##### Records for this exercise #####
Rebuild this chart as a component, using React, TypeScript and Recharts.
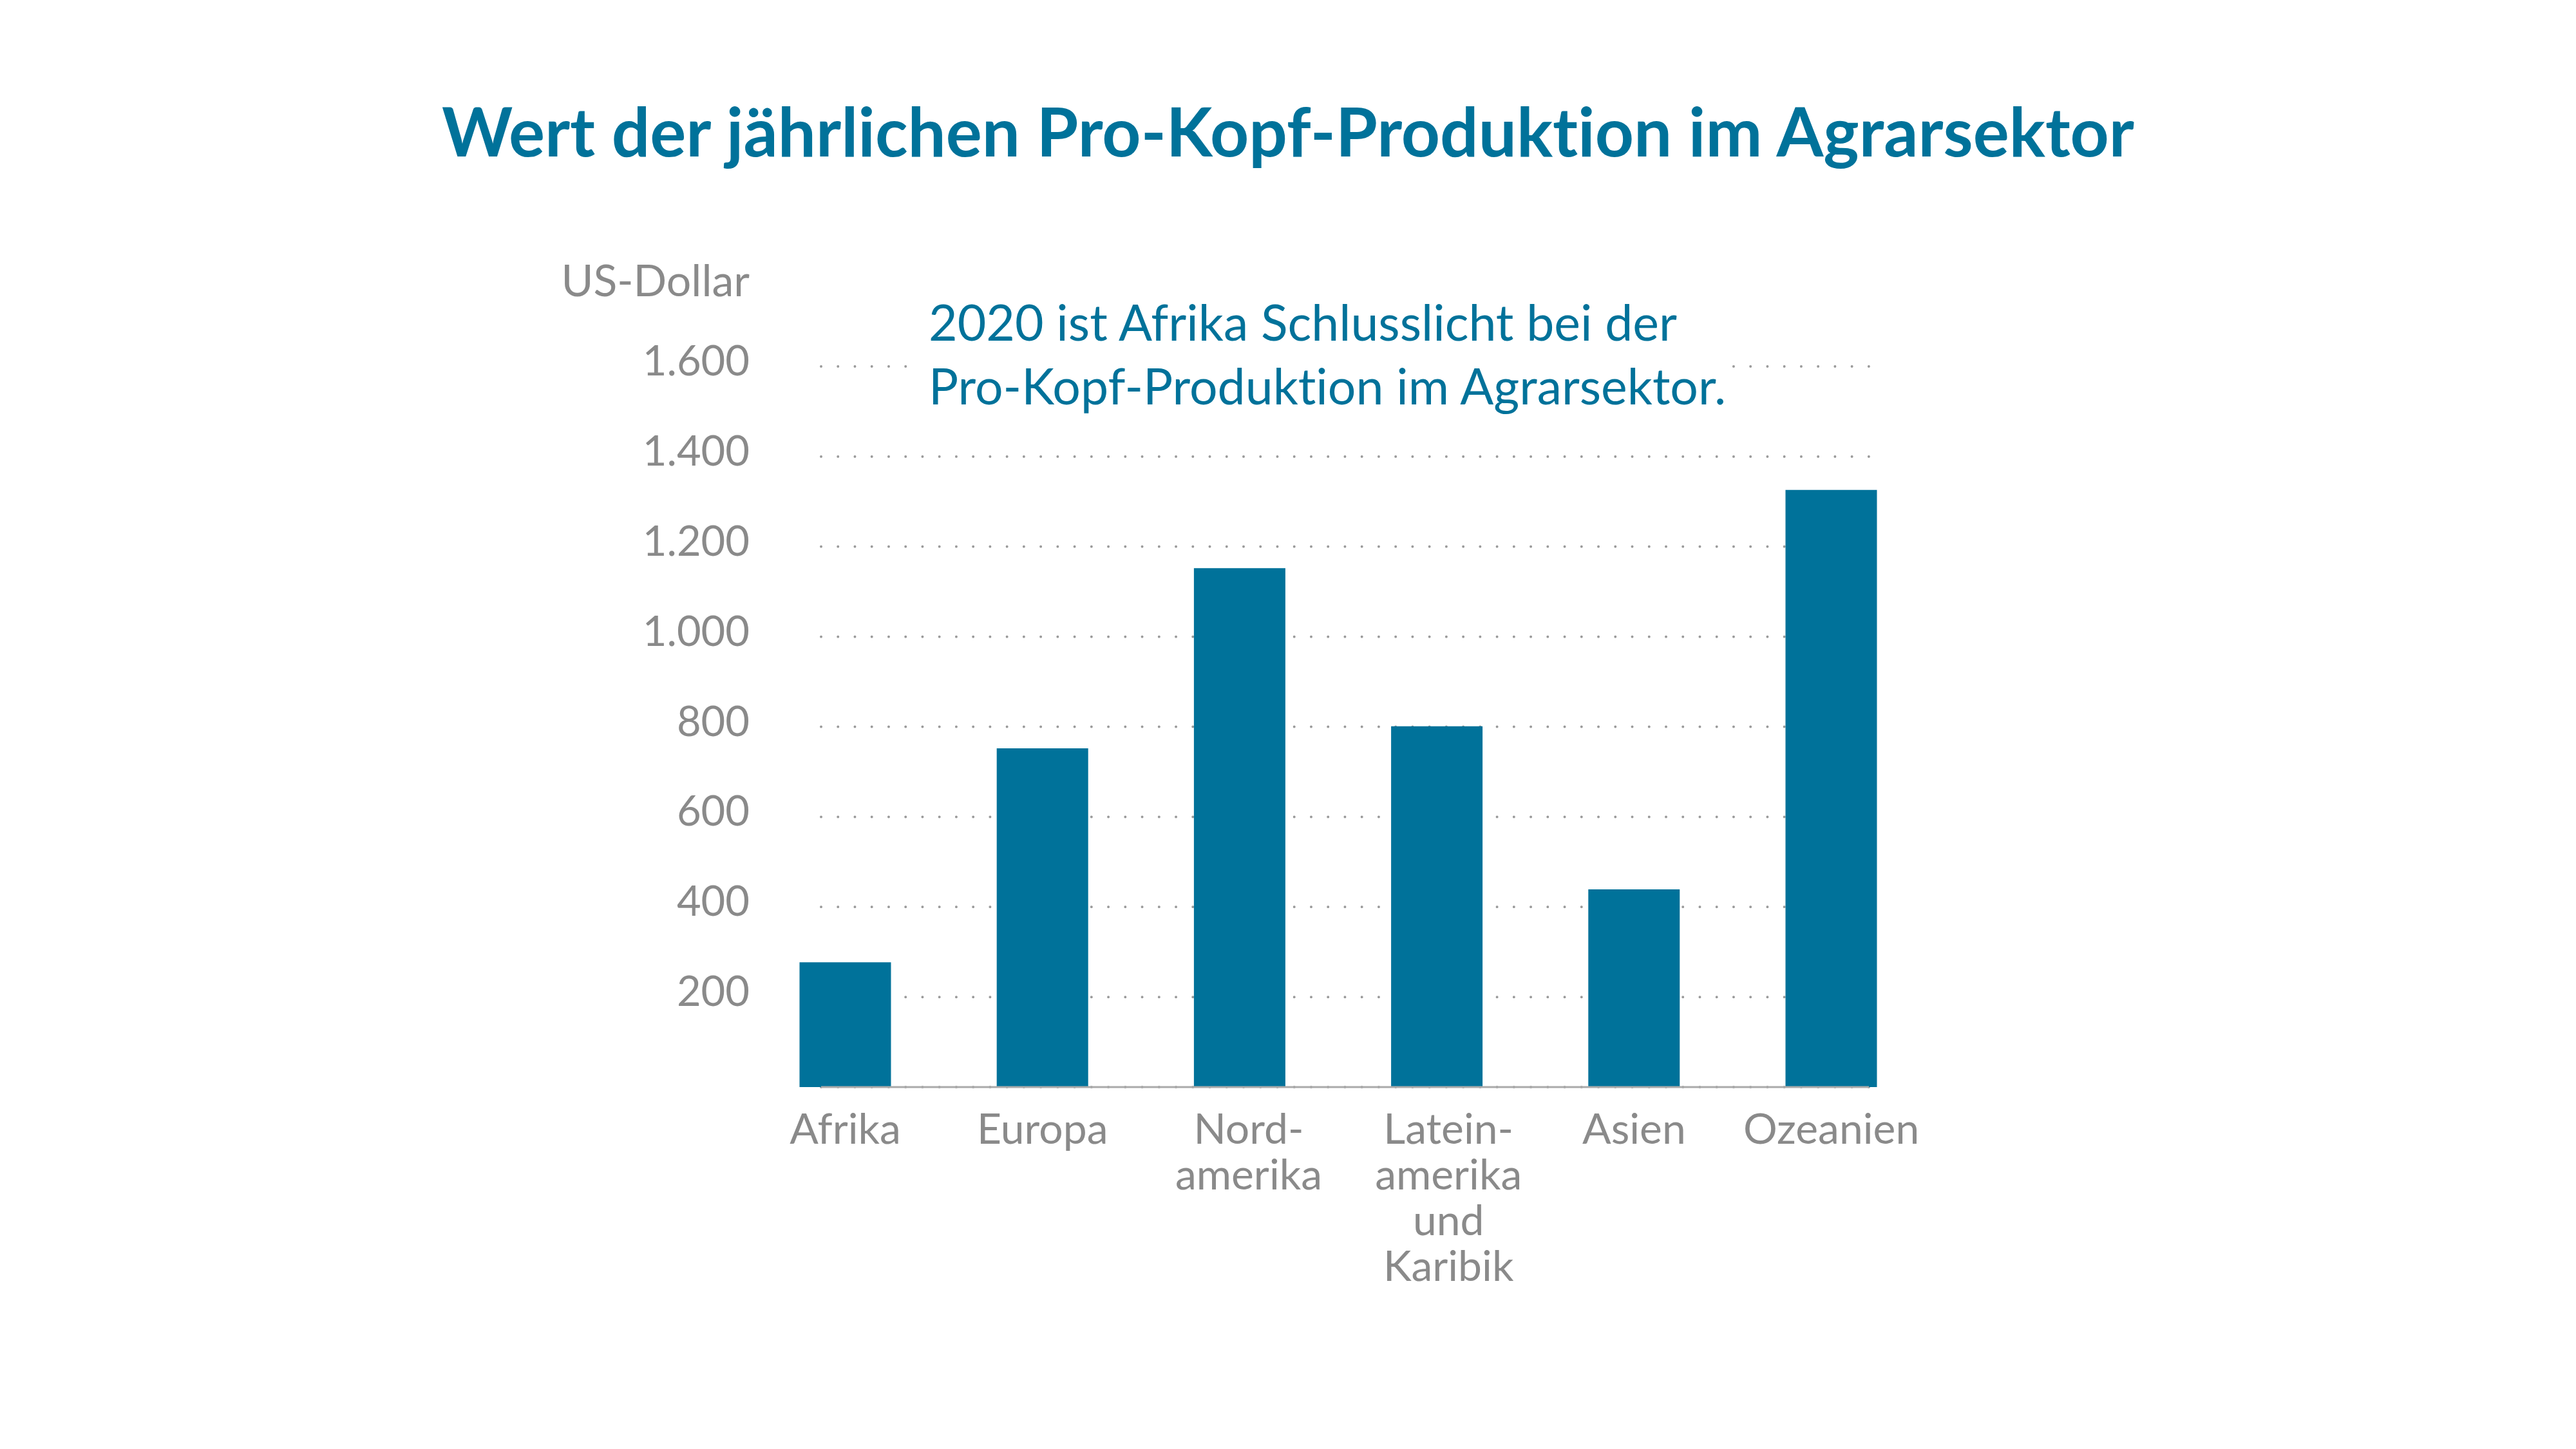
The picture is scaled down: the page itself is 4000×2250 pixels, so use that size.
import React from 'react';
import { BarChart, Bar, XAxis, YAxis, CartesianGrid } from 'recharts';

// data (US-Dollar per capita, 2020)
const regions = ['Afrika', 'Europa', 'Nord-\namerika', 'Latein-\namerika\nund\nKaribik', 'Asien', 'Ozeanien'];
const production = [277, 752, 1152, 801, 439, 1326];
const yTicks = [200, 400, 600, 800, 1000, 1200, 1400, 1600];

const title = 'Wert der jährlichen Pro-Kopf-Produktion im Agrarsektor';
const unitLabel = 'US-Dollar';
const noteLines = ['2020 ist Afrika Schlusslicht bei der', 'Pro-Kopf-Produktion im Agrarsektor.'];

const TEAL = '#00729a';
const GREY = '#8a8a8a';
const FONT = 'Lato, "Open Sans", sans-serif';

const data = regions.map((r, i) => ({ region: r, value: production[i] }));

const fmt = (v: number) => String(v).replace(/\B(?=(\d{3})+(?!\d))/g, '.');

// the multi-line labels sit a little right of their bar centre in the original
const labelShift: Record<string, number> = { 'Nord-\namerika': 14, 'Latein-\namerika\nund\nKaribik': 18 };

const YTick = (props: any) => {
  const { x, y, payload } = props;
  return (
    <text x={x} y={y + 14} textAnchor="end" fill={GREY} fontSize={65} fontFamily={FONT}>
      {fmt(payload.value)}
    </text>
  );
};

const XTick = (props: any) => {
  const { x, y, payload } = props;
  const lines = String(payload.value).split('\n');
  const cx = x + (labelShift[payload.value] || 0);
  return (
    <text x={cx} y={y} textAnchor="middle" fill={GREY} fontSize={66} fontFamily={FONT}>
      {lines.map((l, i) => (
        <tspan key={i} x={cx} dy={i === 0 ? 88 : 71}>{l}</tspan>
      ))}
    </text>
  );
};

export default function App() {
  return (
    <div
      style={{
        position: 'absolute', left: 0, top: 0, width: 4000, height: 2250,
        background: '#fff', fontVariantLigatures: 'none',
      }}
    >
      <BarChart
        width={4000}
        height={2250}
        data={data}
        margin={{ top: 569, right: 1098, bottom: 162, left: 1075 }}
      >
        <CartesianGrid
          vertical={false}
          stroke="#9a9a9a"
          strokeWidth={4}
          strokeDasharray="0 26.24"
          strokeLinecap="round"
        />
        <XAxis
          dataKey="region"
          interval={0}
          height={400}
          tickLine={false}
          tickSize={0}
          tickMargin={0}
          axisLine={{ stroke: '#aaaaaa', strokeWidth: 3 }}
          padding={{ left: -115.5, right: -94.7 }}
          tick={<XTick />}
        />
        <YAxis
          width={200}
          domain={[0, 1600]}
          ticks={yTicks}
          axisLine={false}
          tickLine={false}
          tickSize={0}
          tickMargin={111}
          tick={<YTick />}
        />
        <Bar dataKey="value" fill={TEAL} barSize={142} isAnimationActive={false} />
      </BarChart>
      <svg width={4000} height={2250} style={{ position: 'absolute', left: 0, top: 0, pointerEvents: 'none' }}>
        <text x={2000} y={243} textAnchor="middle" fill={TEAL} fontSize={105} fontWeight={700} fontFamily={FONT}>
          {title}
        </text>
        <text x={1164} y={460} textAnchor="end" fill={GREY} fontSize={68} fontFamily={FONT}>
          {unitLabel}
        </text>
        <rect x={1412} y={455} width={1274} height={205} fill="#fff" />
        {noteLines.map((l, i) => (
          <text key={i} x={1442} y={529 + i * 99} fill={TEAL} fontSize={77} fontFamily={FONT}>
            {l}
          </text>
        ))}
      </svg>
    </div>
  );
}
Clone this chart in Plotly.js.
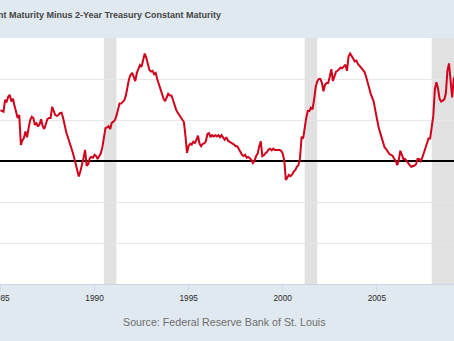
<!DOCTYPE html>
<html>
<head>
<meta charset="utf-8">
<script src="https://cdn.plot.ly/plotly-3.0.1.min.js"></script>
<style>html,body{margin:0;padding:0;background:#e1e9f0;}#chart{width:454px;height:341px;}</style>
</head>
<body>
<div id="chart"></div>
<script>
// Monthly values of the 10Y-2Y Treasury spread (percent), starting January 1985
const startYear = 1985;
const spread = [
 1.24,1.22,1.20,1.49,1.45,1.57,1.61,1.45,1.52,1.35,1.20,1.05,
 1.12,0.39,0.50,0.56,0.72,0.58,0.80,1.00,1.08,1.05,0.88,0.92,
 0.84,0.90,1.02,0.85,0.78,0.92,1.02,1.05,1.05,1.32,1.22,1.12,
 1.10,1.12,1.17,1.18,1.05,0.85,0.70,0.58,0.47,0.38,0.22,0.08,
 -0.08,-0.22,-0.38,-0.25,-0.12,0.07,0.27,-0.12,-0.08,0.07,0.10,0.08,
 0.15,0.12,0.05,0.12,0.18,0.33,0.60,0.80,0.82,0.85,0.78,0.93,
 0.96,1.00,1.10,1.26,1.40,1.40,1.44,1.48,1.60,1.82,2.00,2.10,
 2.15,2.05,1.95,2.15,2.23,2.34,2.30,2.48,2.62,2.52,2.38,2.22,
 2.18,2.20,2.12,2.15,2.00,1.88,1.75,1.63,1.52,1.46,1.56,1.64,
 1.60,1.60,1.50,1.36,1.26,1.18,1.12,1.08,1.03,0.95,0.60,0.20,
 0.37,0.42,0.40,0.47,0.44,0.51,0.62,0.42,0.36,0.42,0.43,0.48,
 0.66,0.68,0.58,0.63,0.60,0.63,0.60,0.63,0.58,0.63,0.57,0.52,
 0.58,0.50,0.47,0.45,0.44,0.40,0.36,0.36,0.29,0.21,0.15,0.12,
 0.15,0.08,0.10,0.07,0.03,-0.05,0.00,0.12,0.18,0.35,0.48,0.12,
 0.14,0.19,0.22,0.28,0.30,0.26,0.30,0.27,0.27,0.27,0.27,0.25,
 0.18,0.00,-0.46,-0.40,-0.34,-0.37,-0.33,-0.26,-0.22,-0.14,-0.10,0.07,
 0.59,0.55,0.85,1.05,1.22,1.22,1.30,1.26,1.50,1.80,1.94,2.00,
 2.00,1.90,1.70,1.86,1.90,1.90,2.05,2.24,1.95,2.06,2.18,2.20,
 2.24,2.28,2.26,2.30,2.35,2.20,2.55,2.62,2.55,2.50,2.43,2.45,
 2.36,2.32,2.28,2.24,2.18,2.08,1.90,1.80,1.65,1.52,1.45,1.24,
 1.02,0.84,0.71,0.59,0.45,0.33,0.29,0.22,0.17,0.15,0.13,0.06,
 0.00,-0.10,0.02,0.25,0.12,0.05,0.05,-0.01,-0.06,-0.10,-0.14,-0.13,
 -0.11,-0.08,0.05,0.05,0.00,0.08,0.20,0.30,0.42,0.55,0.55,0.88,
 1.10,1.75,1.92,1.78,1.52,1.45,1.48,1.50,1.65,2.20,2.38,1.85,
 1.55,2.00,2.08,2.05
];
const recessionStarts = ['1990-07-01','2001-03-01','2007-12-01'];
const recessionEnds   = ['1991-03-01','2001-11-01','2009-06-01'];
const tickYears = ['1985','1990','1995','2000','2005'];
const titleText = '10-Year Treasury Constant Maturity Minus 2-Year Treasury Constant Maturity';
const sourceText = 'Source: Federal Reserve Bank of St. Louis';

const dates = spread.map((_, i) => {
  const y = startYear + Math.floor(i / 12);
  const m = (i % 12) + 1;
  return y + '-' + (m < 10 ? '0' + m : m) + '-01';
});

const shapes = recessionStarts.map((s, k) => ({
  type: 'rect', xref: 'x', yref: 'paper', x0: s, x1: recessionEnds[k], y0: 0, y1: 1,
  fillcolor: '#e1e1e1', line: {width: 0}, layer: 'between'
}));

const font = 'Liberation Sans, Arial, sans-serif';

Plotly.newPlot('chart', [{
  x: dates, y: spread, type: 'scatter', mode: 'lines',
  line: {color: '#d0021b', width: 2}, hoverinfo: 'skip'
}], {
  width: 454, height: 341,
  margin: {l: 0, r: 0, t: 38, b: 57, pad: 0},
  paper_bgcolor: '#e1e9f0', plot_bgcolor: '#ffffff',
  showlegend: false,
  xaxis: {
    type: 'date', range: ['1984-12-23', '2009-02-06'],
    tickvals: tickYears.map(y => y + '-01-01'), ticktext: tickYears,
    ticklabeloverflow: 'allow',
    ticks: 'outside', ticklen: 6, tickcolor: '#ccd6eb', tickwidth: 1,
    showgrid: false, showline: true, linecolor: '#ccd6eb', linewidth: 1,
    tickfont: {family: font, size: 8.3, color: '#2a2a2a'}, zeroline: false
  },
  yaxis: {
    range: [-3, 3], dtick: 1, showticklabels: false, ticks: '',
    showgrid: true, gridcolor: '#e6e6e6', gridwidth: 1,
    zeroline: true, zerolinecolor: '#000000', zerolinewidth: 1.5, showline: false
  },
  shapes: shapes,
  annotations: [
    {text: titleText, xref: 'paper', yref: 'paper', x: 223/454, y: 1 + 23/246,
     xanchor: 'right', yanchor: 'middle', showarrow: false,
     font: {family: font, size: 9, color: '#444444', weight: 'bold'}},
    {text: sourceText, xref: 'paper', yref: 'paper', x: 224/454, y: -38/246,
     xanchor: 'center', yanchor: 'middle', showarrow: false,
     font: {family: font, size: 10.7, color: '#6d6d6d'}}
  ]
}, {staticPlot: true, displayModeBar: false});
</script>
</body>
</html>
#####
Instructions to follow
Copy exactly, and only, the lines from the one containing "The picture is" through the one containing "const yTicks = [200, 400, 600, 800, 1000, 1200, 1400, 1600];".

Task response
The picture is scaled down: the page itself is 4000×2250 pixels, so use that size.
import React from 'react';
import { BarChart, Bar, XAxis, YAxis, CartesianGrid } from 'recharts';

// data (US-Dollar per capita, 2020)
const regions = ['Afrika', 'Europa', 'Nord-\namerika', 'Latein-\namerika\nund\nKaribik', 'Asien', 'Ozeanien'];
const production = [277, 752, 1152, 801, 439, 1326];
const yTicks = [200, 400, 600, 800, 1000, 1200, 1400, 1600];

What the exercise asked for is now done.